Gela. Sviluppo del Golfo chiede la riapertura del dissalatore più grande d’Europa

Gela. Sviluppo del Golfo chiede la riapertura del dissalatore più grande d’Europa

L’associazione Sviluppo del Golfo di Gela chiede al governo regionale di riaprire il dissalatore più grande d’Europa sito a Gela per eliminale la carenza d’acqua per circa quattrocento mila persone. La riapertura del dissalatore darebbe lavoro almeno a trenta persone.


Con un bonifico di 10.536.000 euro, la Regione ha versato la prima delle dieci comode rate annuali alla Raffineria Eni di Gela. Il mandato di pagamento, del 5 agosto, è firmato dal dirigente del “Servizio 1” del Dipartimento regionale Acqua e Rifiuti, Alfonso Casalicchio. Nell’atto si riassume il piano (da qui al 2025) per il «ripianamento delle situazioni debitorie pregresse relative alla gestione degli impianti ed alla fornitura delle utilities del dissalatore di Gela».

È uno dei punti del protocollo d’intesa fra ministero dello Sviluppo economico, Regione, Comune, Eni e sindacati sulla riconversione della raffineria di Gela. Un accordo che, con successivi atti, porta a uno “sconto” rispetto a quanto rivendicato dall’azienda del cane a sei zampe: la richiesta arrivò fino a 140 milioni, poi ridotti a 116,6 nel bilancio 2014 dell’Eni, dopo un’auto-svalutazione del credito di 15,6 milioni nel 2012.

Un lussuoso miraggio, nel deserto che asseta la piana gelese, ma anche parte del Nisseno e dell’Agrigentino: il dissalatore fu pensato per dare 500 litri al secondo a 400mila cittadini e per una certa fase è così.
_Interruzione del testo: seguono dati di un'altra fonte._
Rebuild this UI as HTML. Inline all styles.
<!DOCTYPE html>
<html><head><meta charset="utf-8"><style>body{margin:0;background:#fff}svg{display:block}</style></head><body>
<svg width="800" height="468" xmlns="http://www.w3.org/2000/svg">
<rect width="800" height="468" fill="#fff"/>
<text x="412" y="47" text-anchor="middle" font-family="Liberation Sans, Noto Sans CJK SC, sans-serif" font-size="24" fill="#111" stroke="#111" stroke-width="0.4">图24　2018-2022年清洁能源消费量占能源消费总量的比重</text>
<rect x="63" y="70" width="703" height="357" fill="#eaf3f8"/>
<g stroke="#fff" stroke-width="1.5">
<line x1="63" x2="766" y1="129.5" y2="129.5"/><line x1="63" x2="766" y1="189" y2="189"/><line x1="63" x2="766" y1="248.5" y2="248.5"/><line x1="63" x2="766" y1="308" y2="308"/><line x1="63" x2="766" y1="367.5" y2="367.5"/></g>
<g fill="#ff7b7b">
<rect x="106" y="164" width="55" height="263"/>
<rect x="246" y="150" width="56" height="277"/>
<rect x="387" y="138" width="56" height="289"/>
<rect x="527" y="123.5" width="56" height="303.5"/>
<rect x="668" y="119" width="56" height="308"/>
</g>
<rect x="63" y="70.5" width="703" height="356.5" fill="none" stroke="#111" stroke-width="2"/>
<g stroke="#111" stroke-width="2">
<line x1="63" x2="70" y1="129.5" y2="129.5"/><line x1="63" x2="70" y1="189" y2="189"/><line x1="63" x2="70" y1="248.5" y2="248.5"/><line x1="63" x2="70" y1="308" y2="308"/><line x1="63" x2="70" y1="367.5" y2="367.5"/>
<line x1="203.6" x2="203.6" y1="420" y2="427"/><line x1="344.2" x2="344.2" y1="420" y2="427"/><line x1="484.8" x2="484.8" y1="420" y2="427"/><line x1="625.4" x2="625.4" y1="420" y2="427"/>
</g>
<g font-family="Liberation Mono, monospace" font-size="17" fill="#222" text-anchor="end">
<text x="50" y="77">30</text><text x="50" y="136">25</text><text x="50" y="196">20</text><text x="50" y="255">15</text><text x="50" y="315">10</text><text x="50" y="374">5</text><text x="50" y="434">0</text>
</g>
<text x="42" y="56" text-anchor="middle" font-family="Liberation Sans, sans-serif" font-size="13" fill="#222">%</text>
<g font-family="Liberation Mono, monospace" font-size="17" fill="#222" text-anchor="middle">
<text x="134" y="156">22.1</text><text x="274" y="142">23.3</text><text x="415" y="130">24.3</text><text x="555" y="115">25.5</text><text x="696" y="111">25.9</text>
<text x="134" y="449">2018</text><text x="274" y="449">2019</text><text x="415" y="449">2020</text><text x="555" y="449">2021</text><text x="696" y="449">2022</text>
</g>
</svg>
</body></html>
Nell’epopea della Cassa del Mezzogiorno e dell’“antenata” del cane a sei zampe, l’Anic, che negli Anni 70 mettono su un’opera costata oltre un centinaio di miliardi di lire. Quattro moduli termici “multi stage flash” per succhiare il liquido dal pontile del Petrolchimico e remineralizzarla. Anche se l’acqua di Gela è passata alla storia con la geniale definizione coniata dalle autorità sanitarie locali: «Potabile, ma non bevibile».
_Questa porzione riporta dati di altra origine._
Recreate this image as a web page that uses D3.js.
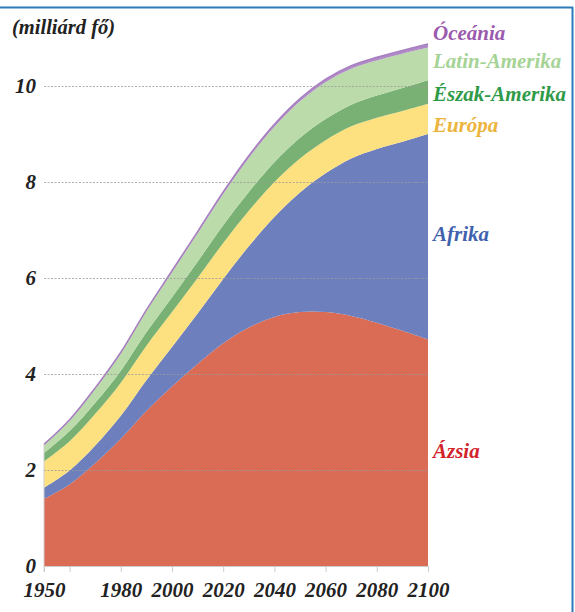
<!DOCTYPE html>
<html>
<head>
<meta charset="utf-8">
<script src="https://cdn.jsdelivr.net/npm/d3@7"></script>
<style>
  body { margin: 0; background: #fff; }
</style>
</head>
<body>
<svg id="chart" width="575" height="612"></svg>
<script>
// World population by region, billions
var years = [1950, 1960, 1970, 1980, 1990, 2000, 2010, 2020, 2030, 2040, 2050, 2060, 2070, 2080, 2090, 2100];
var asia     = [1.40, 1.70, 2.14, 2.65, 3.23, 3.74, 4.21, 4.64, 4.97, 5.19, 5.29, 5.29, 5.21, 5.07, 4.90, 4.72];
var africa   = [0.23, 0.29, 0.37, 0.48, 0.64, 0.82, 1.05, 1.34, 1.69, 2.08, 2.49, 2.89, 3.28, 3.62, 3.94, 4.28];
var europe   = [0.55, 0.61, 0.66, 0.69, 0.72, 0.73, 0.74, 0.75, 0.74, 0.73, 0.71, 0.69, 0.67, 0.65, 0.64, 0.63];
var northAm  = [0.17, 0.21, 0.23, 0.25, 0.28, 0.31, 0.34, 0.37, 0.39, 0.41, 0.43, 0.44, 0.45, 0.46, 0.48, 0.49];
var latinAm  = [0.17, 0.22, 0.29, 0.36, 0.44, 0.52, 0.59, 0.65, 0.71, 0.74, 0.76, 0.77, 0.75, 0.73, 0.71, 0.68];
var oceania  = [0.013, 0.016, 0.020, 0.023, 0.027, 0.031, 0.037, 0.043, 0.048, 0.053, 0.057, 0.061, 0.064, 0.068, 0.071, 0.075];

var yTicks = [0, 2, 4, 6, 8, 10];
var xTicks = [1950, 1960, 1980, 2000, 2020, 2040, 2060, 2080, 2100];
var xLabels = [1950, 1980, 2000, 2020, 2040, 2060, 2080, 2100];

var series = [
  { key: 'asia', name: 'Ázsia', values: asia, fill: '#da6b55', color: '#d2232a', labelY: 458 },
  { key: 'africa', name: 'Afrika', values: africa, fill: '#6d7fbd', color: '#3f62ae', labelY: 241 },
  { key: 'europe', name: 'Európa', values: europe, fill: '#fde07f', color: '#ecb43c', labelY: 132 },
  { key: 'northAm', name: 'Észak-Amerika', values: northAm, fill: '#78b173', color: '#2f9a48', labelY: 101 },
  { key: 'latinAm', name: 'Latin-Amerika', values: latinAm, fill: '#bbdbab', color: '#a6d396', labelY: 68 },
  { key: 'oceania', name: 'Óceánia', values: oceania, fill: '#b18bc7', color: '#9b5aad', labelY: 40 }
];

var FONT = "'Liberation Serif', 'Times New Roman', serif";

var rows = years.map(function(y, i) {
  var r = { year: y };
  series.forEach(function(s) { r[s.key] = s.values[i]; });
  return r;
});

var svg = d3.select('#chart');

var x = d3.scaleLinear().domain([1950, 2100]).range([44, 428]);
var y = d3.scaleLinear().domain([0, 10]).range([566, 86]);

// frame lines (top and right)
svg.append('line').attr('x1', 0).attr('x2', 573).attr('y1', 7.5).attr('y2', 7.5)
  .attr('stroke', '#2b7bba').attr('stroke-width', 2);
svg.append('line').attr('x1', 572.5).attr('x2', 572.5).attr('y1', 7).attr('y2', 612)
  .attr('stroke', '#2b7bba').attr('stroke-width', 2);

var stack = d3.stack().keys(series.map(function(s) { return s.key; }));
var layers = stack(rows);

var curve = d3.curveCatmullRom.alpha(0.5);

var area = d3.area()
  .x(function(d) { return x(d.data.year); })
  .y0(function(d) { return y(d[0]); })
  .y1(function(d) { return y(d[1]); })
  .curve(curve);

svg.append('g')
  .selectAll('path')
  .data(layers)
  .enter()
  .append('path')
  .attr('d', area)
  .attr('fill', function(d, i) { return series[i].fill; });

// purple edge on top of the stack
var topLine = d3.line()
  .x(function(d) { return x(d.data.year); })
  .y(function(d) { return y(d[1]); })
  .curve(curve);

svg.append('path')
  .datum(layers[layers.length - 1])
  .attr('d', topLine)
  .attr('fill', 'none')
  .attr('stroke', '#a77fc0')
  .attr('stroke-width', 1.5);

// dotted gridlines drawn over the areas
svg.append('g')
  .selectAll('line')
  .data(yTicks.filter(function(t) { return t > 0; }))
  .enter()
  .append('line')
  .attr('x1', 44).attr('x2', 428)
  .attr('y1', function(d) { return y(d) + 0.5; })
  .attr('y2', function(d) { return y(d) + 0.5; })
  .attr('stroke', '#9a9a9a')
  .attr('stroke-width', 0.8)
  .attr('stroke-dasharray', '2,1.5');

// left edge line
var total1950 = d3.sum(series, function(s) { return s.values[0]; });
svg.append('line')
  .attr('x1', x(1950)).attr('x2', x(1950))
  .attr('y1', y(0) + 6).attr('y2', y(total1950))
  .attr('stroke', '#cfcfcf').attr('stroke-width', 1);

// x axis
var xAxis = d3.axisBottom(x)
  .tickValues(xTicks)
  .tickSize(6)
  .tickFormat(function(d) { return xLabels.indexOf(d) >= 0 ? d : ''; });

var gx = svg.append('g').attr('transform', 'translate(0,' + y(0) + ')').call(xAxis)
  .attr('font-family', FONT).attr('font-size', 21);
gx.select('.domain').attr('stroke', '#cccccc');
gx.selectAll('.tick line').attr('stroke', '#cccccc');
gx.selectAll('.tick text')
  .attr('y', 16)
  .attr('fill', '#222')
  .attr('font-style', 'italic')
  .attr('font-weight', 'bold');

// y tick labels
svg.append('g')
  .selectAll('text')
  .data(yTicks)
  .enter()
  .append('text')
  .attr('x', 36)
  .attr('y', function(d) { return y(d); })
  .attr('dy', '0.35em')
  .attr('text-anchor', 'end')
  .attr('fill', '#222')
  .attr('font-family', FONT)
  .attr('font-style', 'italic')
  .attr('font-weight', 'bold')
  .attr('font-size', 21)
  .text(function(d) { return d; });

svg.append('text')
  .attr('x', 12).attr('y', 34)
  .attr('fill', '#222')
  .attr('font-family', FONT)
  .attr('font-style', 'italic')
  .attr('font-weight', 'bold')
  .attr('font-size', 20.5)
  .text('(milliárd fő)');

// region labels
svg.append('g')
  .selectAll('text')
  .data(series)
  .enter()
  .append('text')
  .attr('x', 433)
  .attr('y', function(d) { return d.labelY; })
  .attr('fill', function(d) { return d.color; })
  .attr('font-family', FONT)
  .attr('font-style', 'italic')
  .attr('font-weight', 'bold')
  .attr('font-size', 21)
  .text(function(d) { return d.name; });
</script>
</body>
</html>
Saremmo quasi sollevati, se fosse soltanto l’ennesima opera dei pupi. Non è così. Pagheremo - per una clausole dell’accordo per Gela, fiore siculo all’occhiello del governo Renzi - più di 10 milioni l’anno per i prossimi 10 anni. Per un impianto che non dà una goccia d’acqua dal 2010. Quando la Raffineria Eni dismise i moduli del dissalatore. Non soltanto i quattro ammorbati dall’assenza di manutenzione da parte degli enti regionali, ma anche quello inaugurato appena qualche anno prima.